We’ll be walking down the street with gay men walking toward us, doing that scanning thing that gay men seem to do: rest their gaze on my girl.
She gets the look of recognition we give when we make a connection with someone like us. Except of course she’s not like them.
This has been going on for years. We were on the packed dance floor of a gay nightclub several years ago when a man approached her. A classic pick-up line: “Hey I know you.” “Nah,” she shouted back.
He insisted, naming the infamous gay cruising ground they’d first gotten to know each other. He was quite embarrassed when she pointed out the problem.
She’s tall, with broad shoulders, got a bit of attitude and she’s cute (all those gay men can’t be wrong!). Because they are just scanning the crowd they often don’t see her breasts, which are not small. I have on occasion wanted to jump up to their eye line and shout, “She’s mine, bitch!”

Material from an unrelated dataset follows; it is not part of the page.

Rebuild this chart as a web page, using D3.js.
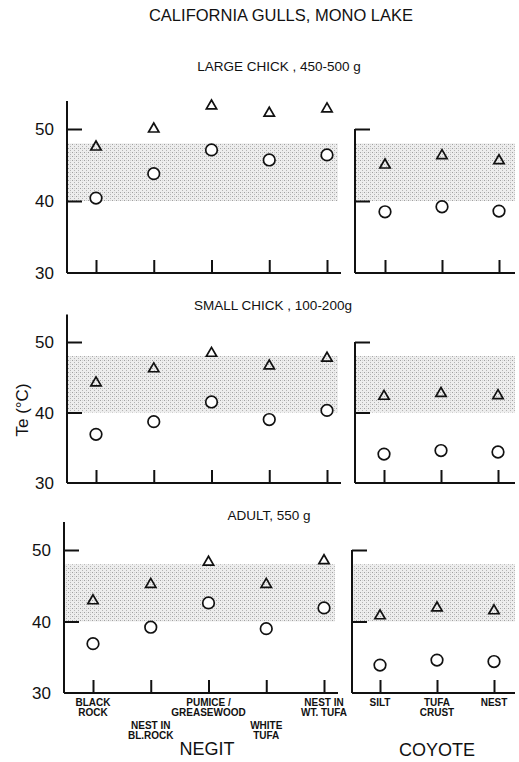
<!DOCTYPE html>
<html>
<head>
<meta charset="utf-8">
<script src="https://cdn.jsdelivr.net/npm/d3@7"></script>
<style>
  body { margin: 0; background: #fff; }
  text { font-family: "Liberation Sans", Arial, sans-serif; fill: #111; }
</style>
</head>
<body>
<div id="chart"></div>
<script>
// ---- data (Te in °C) ----
const negitSites = ["BLACK|ROCK", "NEST IN|BL.ROCK", "PUMICE /|GREASEWOOD", "WHITE|TUFA", "NEST IN|WT. TUFA"]
const coyoteSites = ["SILT", "TUFA|CRUST", "NEST"]
const panelTitles = ["LARGE CHICK , 450-500 g", "SMALL CHICK , 100-200g", "ADULT, 550 g"]
const yTicks = [30, 40, 50]
const shadeBand = [40, 48]

// triangles (upper) and circles (lower)
const negitTri = [
  [47.5, 50.0, 53.2, 52.2, 52.8],
  [44.2, 46.2, 48.4, 46.6, 47.7],
  [42.9, 45.2, 48.3, 45.2, 48.5]
]
const negitCirc = [
  [40.4, 43.8, 47.1, 45.7, 46.4],
  [36.9, 38.7, 41.5, 39.0, 40.3],
  [36.9, 39.2, 42.6, 39.0, 41.9]
]
const coyoteTri = [
  [45.0, 46.3, 45.6],
  [42.3, 42.7, 42.4],
  [40.8, 41.9, 41.5]
]
const coyoteCirc = [
  [38.5, 39.2, 38.6],
  [34.1, 34.6, 34.4],
  [33.9, 34.6, 34.4]
]

const width = 519, height = 762

// layout of the three stacked panels
const panels = [
  { y30: 273, y50: 129, dx: 0, titleX: 279, titleY: 71 },
  { y30: 483, y50: 342, dx: 0, titleX: 273, titleY: 310 },
  { y30: 693, y50: 550, dx: -3, titleX: 269, titleY: 520 }
]

const svg = d3.select('#chart')
  .append('svg')
  .attr('width', width)
  .attr('height', height)

// stipple pattern for the shaded band
const defs = svg.append('defs')
const pat = defs.append('pattern')
  .attr('id', 'stipple')
  .attr('patternUnits', 'userSpaceOnUse')
  .attr('width', 4).attr('height', 4)
pat.append('rect').attr('width', 4).attr('height', 4).attr('fill', '#ededed')
pat.append('rect').attr('x', 0).attr('y', 0).attr('width', 1).attr('height', 1).attr('fill', '#a0a0a0')
pat.append('rect').attr('x', 2).attr('y', 2).attr('width', 1).attr('height', 1).attr('fill', '#b4b4b4')
pat.append('rect').attr('x', 2).attr('y', 0).attr('width', 1).attr('height', 1).attr('fill', '#d2d2d2')

svg.append('text')
  .attr('x', 281).attr('y', 21)
  .attr('text-anchor', 'middle')
  .style('font-size', '16.5px')
  .text('CALIFORNIA GULLS, MONO LAKE')

const triPath = d3.symbol().type(d3.symbolTriangle).size(46)

panels.forEach((p, i) => {
  const yScale = d3.scaleLinear().domain([30, 50]).range([p.y30, p.y50])

  const xLeft = d3.scalePoint().domain(d3.range(negitSites.length)).range([96 + p.dx, 327 + p.dx])
  const xRight = d3.scalePoint().domain(d3.range(coyoteSites.length)).range([385 + p.dx - i, 499 + p.dx - i])

  const leftAxisX = 67 + p.dx
  const rightAxisX = 355 + p.dx
  const g = svg.append('g')

  // panel subtitle
  g.append('text')
    .attr('x', p.titleX).attr('y', p.titleY)
    .attr('text-anchor', 'middle')
    .style('font-size', '13.5px')
    .text(panelTitles[i])

  // shaded band
  g.append('rect')
    .attr('x', leftAxisX).attr('y', yScale(shadeBand[1]))
    .attr('width', 338 + p.dx - leftAxisX)
    .attr('height', yScale(shadeBand[0]) - yScale(shadeBand[1]))
    .attr('fill', 'url(#stipple)')
  g.append('rect')
    .attr('x', rightAxisX).attr('y', yScale(shadeBand[1]))
    .attr('width', 515 - rightAxisX)
    .attr('height', yScale(shadeBand[0]) - yScale(shadeBand[1]))
    .attr('fill', 'url(#stipple)')

  // left y axis (ticks point inward)
  const yAxisL = d3.axisRight(yScale).tickValues([40, 50]).tickSize(15).tickFormat('')
  const gyl = g.append('g').attr('transform', `translate(${leftAxisX},0)`).call(yAxisL)
  gyl.select('.domain').remove()
  gyl.append('line')
    .attr('x1', 0).attr('x2', 0)
    .attr('y1', yScale(30)).attr('y2', yScale(53.9))
  gyl.selectAll('line').attr('stroke', '#111').attr('stroke-width', 2)

  // tick labels on the left
  g.selectAll('.ylab')
    .data(yTicks)
    .enter()
    .append('text')
    .attr('x', leftAxisX - 13)
    .attr('y', d => yScale(d) + 6)
    .attr('text-anchor', 'end')
    .style('font-size', '17px')
    .text(d => d)

  // right y axis (stops at 50)
  const yAxisR = d3.axisRight(yScale).tickValues([40, 50]).tickSize(15).tickFormat('')
  const gyr = g.append('g').attr('transform', `translate(${rightAxisX},0)`).call(yAxisR)
  gyr.select('.domain').remove()
  gyr.append('line')
    .attr('x1', 0).attr('x2', 0)
    .attr('y1', yScale(30)).attr('y2', yScale(50))
  gyr.selectAll('line').attr('stroke', '#111').attr('stroke-width', 2)

  // x axes with upward ticks
  const gxl = g.append('g').attr('transform', `translate(0,${p.y30})`)
    .call(d3.axisTop(xLeft).tickSize(13).tickFormat(''))
  gxl.select('.domain').remove()
  gxl.append('line').attr('x1', leftAxisX).attr('x2', 341 + p.dx).attr('y1', 0).attr('y2', 0)
  gxl.selectAll('line').attr('stroke', '#111').attr('stroke-width', 2)

  const gxr = g.append('g').attr('transform', `translate(0,${p.y30})`)
    .call(d3.axisTop(xRight).tickSize(13).tickFormat(''))
  gxr.select('.domain').remove()
  gxr.append('line').attr('x1', rightAxisX).attr('x2', 515).attr('y1', 0).attr('y2', 0)
  gxr.selectAll('line').attr('stroke', '#111').attr('stroke-width', 2)

  // markers
  const drawTri = (vals, xs) => g.selectAll(null)
    .data(vals)
    .enter()
    .append('path')
    .attr('d', triPath)
    .attr('transform', (d, j) => `translate(${xs(j)},${yScale(d)})`)
    .attr('fill', 'none')
    .attr('stroke', '#111')
    .attr('stroke-width', 1.7)

  const drawCirc = (vals, xs) => g.selectAll(null)
    .data(vals)
    .enter()
    .append('circle')
    .attr('cx', (d, j) => xs(j))
    .attr('cy', d => yScale(d))
    .attr('r', 5.8)
    .attr('fill', '#fff')
    .attr('stroke', '#111')
    .attr('stroke-width', 1.7)

  drawTri(negitTri[i], xLeft)
  drawCirc(negitCirc[i], xLeft)
  drawTri(coyoteTri[i], xRight)
  drawCirc(coyoteCirc[i], xRight)

  // site labels under the last panel only
  if (i === panels.length - 1) {
    const addLabel = (label, x, row) => {
      const lines = label.split('|')
      const t = g.append('text')
        .attr('text-anchor', 'middle')
        .style('font-size', '10px')
        .style('font-weight', 'bold')
      lines.forEach((ln, k) => {
        t.append('tspan')
          .attr('x', x)
          .attr('y', p.y30 + 13 + row * 23 + k * 9.5)
          .text(ln)
      })
    }
    negitSites.forEach((s, j) => addLabel(s, xLeft(j), j % 2))
    coyoteSites.forEach((s, j) => addLabel(s, xRight(j), 0))

    g.append('text').attr('x', 207).attr('y', 755)
      .attr('text-anchor', 'middle').style('font-size', '18px').text('NEGIT')
    g.append('text').attr('x', 437).attr('y', 756)
      .attr('text-anchor', 'middle').style('font-size', '18px').text('COYOTE')
  }
})

// y axis title
svg.append('text')
  .attr('transform', 'translate(28,410) rotate(-90)')
  .attr('text-anchor', 'middle')
  .style('font-size', '17px')
  .text('Te (°C)')
</script>
</body>
</html>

Mostly she’s flattered, sometimes perplexed. She has a type and as she’s aged, so has her demographic. Her current type is men with hard gym bodies, stubbly square faces, usually in their 40s. I think she’d prefer the profile to be early 20s, tall, kooky, girls.
I’m always spotting cute dykes, only to discover a teenage boy on closer inspection. The school uniform should give it away. I mean how many bois are there at the local high school? And then recently … I was on the dance floor in a well- known lesbian hangout when I spied a very cute girl.
An impressive red streak in her hair, she was pulling off a student version of the standard Newtown look. She moved across the dance floor, bit of a swagger – nice – my gaze finally rested on her face.
I watched a smile creep into her eyes, which quickly met mine. I nudged my girl. “Hey, the chick in the check shirt is cute.” She looks around. “Yeah. Is it a guy?” “No,” I insisted defensively. He was.
Mistakenly eyeing up a hot schoolboy from across the street is one thing, practically hitting on a gay man (at a lesbian bar) is quite another. It strikes me later that the smile I thought was a connection was probably more of a ‘here-we-go-again’. He probably has lesbians hitting on him all the time … I hope I’m his type.